I need to validate an input on a form. I'm expecting the input to be a number between 1 to 19 digits. The input can also start with zeros. However, I want to validate that they are not all zeros. I've got a regex that will ensure that the input is numeric and between 1 and 19 numbers.
^\d[1,19]$
But I can't figure out how to include a check that the entire string is not all zeros. I tried this
^(![0]{1,19})(\d[1,19])$
but it fails on 0000000000000000001 because it's allowing a variable number of zeros.
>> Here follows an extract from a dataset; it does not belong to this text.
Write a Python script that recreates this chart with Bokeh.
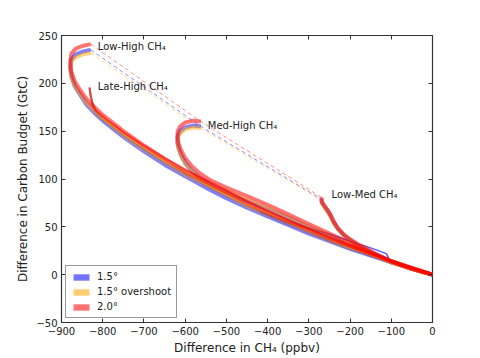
from bokeh.plotting import figure
from bokeh.models import Range1d, LinearAxis, FixedTicker, Legend, LegendItem
from bokeh.core.properties import value
from bokeh.embed import file_html
from bokeh.resources import INLINE

# ---- data ----
x_ticks = [-900, -800, -700, -600, -500, -400, -300, -200, -100, 0]
y_ticks = [-50, 0, 50, 100, 150, 200, 250]

# Low-High CH4 pathway
lh_x = [-829, -850, -866, -876, -879, -876, -868, -855, -840, -820, -800, -750, -700, -650,
        -600, -550, -500, -450, -400, -350, -300, -250, -200, -150, -100, -50, 0]
lh_red = [241, 239, 236, 231, 222, 212, 202, 193, 184, 175, 167, 150, 135, 121,
          108, 97, 86, 75, 65, 56, 47, 38, 30, 22, 14, 7, 0]
lh_blue = [235, 233, 230, 225, 217, 207, 197, 188, 178, 169, 161, 144, 129, 115,
           103, 91, 80, 70, 61, 52, 43, 35, 27, 20, 13, 6, 0]
lh_orange = [232, 230, 227, 223, 215, 206, 197, 189, 180, 171, 163, 146, 131, 118,
             105, 94, 83, 72, 63, 54, 45, 36, 28, 21, 13, 6, 0]

# Late-High CH4 pathway
lt_x = [-832, -829, -824, -816, -800, -750, -700, -650, -600, -550, -500, -450, -400,
        -350, -300, -250, -200, -150, -100, -50, 0]
lt_red = [196, 187, 178, 171, 165, 149, 135, 122, 110, 99, 88, 77, 67, 57, 48, 39, 30, 22, 14, 7, 0]
lt_blue = [195, 186, 176, 169, 162, 146, 131, 117, 105, 93, 82, 72, 62, 53, 44, 35, 27, 20, 13, 6, 0]
lt_orange = [195, 186, 177, 170, 163, 147, 133, 119, 107, 95, 84, 73, 64, 55, 46, 37, 28, 21, 13, 6, 0]

# Med-High CH4 pathway
mh_x = [-562, -580, -600, -612, -618, -619, -616, -610, -600, -585, -565, -540, -500, -450,
        -400, -350, -300, -250, -200, -150, -100, -50, 0]
mh_red = [160, 161, 159, 155, 150, 144, 137, 130, 122, 114, 106, 99, 91, 82,
          73, 63, 53, 43, 33, 23, 14, 7, 0]
mh_blue = [155, 156, 154, 150, 145, 139, 132, 125, 117, 109, 101, 94, 86, 77,
           68, 59, 49, 40, 30, 21, 13, 6, 0]
mh_orange = [153, 154, 152, 148, 143, 137, 131, 124, 116, 108, 101, 94, 87, 78,
             69, 60, 50, 41, 31, 22, 13, 6, 0]

# Low-Med CH4 pathway
lm_x = [-270, -268, -262, -255, -248, -240, -230, -215, -200, -182, -160, -140, -120,
        -100, -75, -50, -25, 0]
lm_red = [81, 76, 72, 68, 63, 56, 49, 42, 37, 32, 27, 22, 18, 14, 10, 6, 3, 0]
lm_blue = [79, 75, 71, 67, 62, 55, 48, 41, 36, 31, 26, 22, 18, 14, 10, 6, 3, 0]
lm_orange = [78, 74, 70, 66, 61, 54, 48, 41, 36, 31, 26, 21, 17, 14, 10, 6, 3, 0]

# 1.5 degree branch that leaves the bundle and steps down near -105
br_x = [-420, -380, -330, -280, -247, -200, -150, -112, -106, -101, -75, -50, -25, 0]
br_blue = [66, 59, 52, 46, 42, 35, 28, 22, 17, 14, 10, 6, 3, 0]

# dashed connectors between pathway starting points
dash_x = [-829, -562, -270]
dash_red = [241, 160, 81]
dash_blue = [235, 155, 79]
dash_orange = [232, 153, 78]

series_labels = ["1.5\u00b0", "1.5\u00b0 overshoot", "2.0\u00b0"]
colors = ["blue", "orange", "red"]

labels_text = ["Low-High  CH\u2084", "Late-High  CH\u2084", "Med-High CH\u2084", "Low-Med CH\u2084"]
labels_x = [-812, -812, -545, -245]
labels_y = [238, 197, 156, 84]

FONT = "DejaVu Sans"

p = figure(frame_width=371, frame_height=287, output_backend="svg", toolbar_location=None,
           x_range=Range1d(-900, 0), y_range=Range1d(-50, 250),
           min_border_left=61, min_border_top=35, min_border_right=40, min_border_bottom=30,
           background_fill_color="white", border_fill_color="white")
p.grid.visible = False
p.outline_line_color = "#333333"
p.outline_line_width = 1.2

def minus(v):
    return str(v).replace("-", "\u2212")

p.xaxis.ticker = FixedTicker(ticks=x_ticks)
p.yaxis.ticker = FixedTicker(ticks=y_ticks)
p.xaxis.major_label_overrides = {t: minus(t) for t in x_ticks}
p.yaxis.major_label_overrides = {t: minus(t) for t in y_ticks}
p.xaxis.axis_label = "Difference in CH\u2084 (ppbv)"
p.yaxis.axis_label = "Difference in Carbon Budget (GtC)"

for ax in [p.xaxis[0], p.yaxis[0]]:
    ax.major_tick_in = 4
    ax.major_tick_out = 0
    ax.minor_tick_line_color = None
    ax.axis_line_color = None
    ax.major_tick_line_color = "#333333"
    ax.major_label_text_font = FONT
    ax.major_label_text_font_size = "10px"
    ax.major_label_text_color = "#222222"
    ax.axis_label_text_font = FONT
    ax.axis_label_text_font_size = "12px"
    ax.axis_label_text_font_style = "normal"
    ax.axis_label_text_color = "#222222"
    ax.major_label_standoff = 4
    ax.axis_label_standoff = 3

top = LinearAxis(ticker=FixedTicker(ticks=x_ticks), major_tick_in=4, major_tick_out=0,
                 minor_tick_line_color=None, axis_line_color=None, major_label_text_color=None,
                 major_tick_line_color="#333333", major_label_text_font_size="1px")
right = LinearAxis(ticker=FixedTicker(ticks=y_ticks), major_tick_in=4, major_tick_out=0,
                   minor_tick_line_color=None, axis_line_color=None, major_label_text_color=None,
                   major_tick_line_color="#333333", major_label_text_font_size="1px")
p.add_layout(top, "above")
p.add_layout(right, "right")

# dashed connectors
for yy, c in [(dash_red, "red"), (dash_blue, "blue"), (dash_orange, "orange")]:
    p.line(dash_x, yy, line_color=c, line_dash="4 3", line_width=1, line_alpha=0.45)

# bands
LW = 4.0
band_sets = {
    "blue": [(lh_x, lh_blue), (lt_x, lt_blue), (mh_x, mh_blue), (lm_x, lm_blue)],
    "orange": [(lh_x, lh_orange), (lt_x, lt_orange), (mh_x, mh_orange), (lm_x, lm_orange)],
    "red": [(lh_x, lh_red), (lt_x, lt_red), (mh_x, mh_red), (lm_x, lm_red)],
}
alphas = {"blue": 0.5, "orange": 0.5, "red": 0.55}
for c in colors:
    for i, (xs, ys) in enumerate(band_sets[c]):
        w = 2.0 if i == 1 else LW
        p.line(xs, ys, line_color=c, line_width=w, line_alpha=alphas[c], line_join="round")
    if c == "blue":
        p.line(br_x, br_blue, line_color="blue", line_width=1.5, line_alpha=0.65, line_join="round")

# annotations
p.text(x=labels_x, y=labels_y, text=labels_text, text_font=value(FONT),
       text_font_size="10px", text_baseline="middle", text_align="left", text_color="#222222")

# legend: hidden area renderers built from each series give rectangular swatches
items = []
for lab, c in zip(series_labels, colors):
    xs, ys = band_sets[c][0]
    r = p.varea(x=xs, y1=ys, y2=ys, fill_color=c, fill_alpha=0.55, visible=False)
    items.append(LegendItem(label=lab, renderers=[r]))
leg = Legend(items=items, location="bottom_left", margin=4, padding=5, spacing=4,
             glyph_width=20, glyph_height=8, label_height=10, label_standoff=6,
             label_text_font=FONT, label_text_font_size="10px", label_text_color="#222222",
             border_line_color="#333333", border_line_width=1, background_fill_alpha=1.0)
p.add_layout(leg, "center")

open("out.html", "w").write(file_html(p, INLINE))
How do I check that the entire string is NOT zeros?
Thanks.
I'm trying to do this in a ASP.NET RegularExpressionValidator so I was hoping for a single expression. I have other options, so I'm not out of luck if this can't be done.
^(?!0+$)\d{1,19}$
Just do a negative lookahead:
(?!^0+$)(^\d{1,19})
This works fine in Perl.
(?!0+$) is a lookahead directive. The ?! is the negative lookahead command to search for 1 or more 0's to the end of the string. If that matches, then the characters are consumed, leaving the regular digit search of \d{1,19}.
Boost Perl Regexp has a good discussion of perl regexp as recognized by Boost.
you don't need RegEx for that
ulong test;
string number = "1234567890123456789";
if (ulong.TryParse(number, out test) && (test < 9999999999999999999ul) && (test > 0))
Console.WriteLine(test);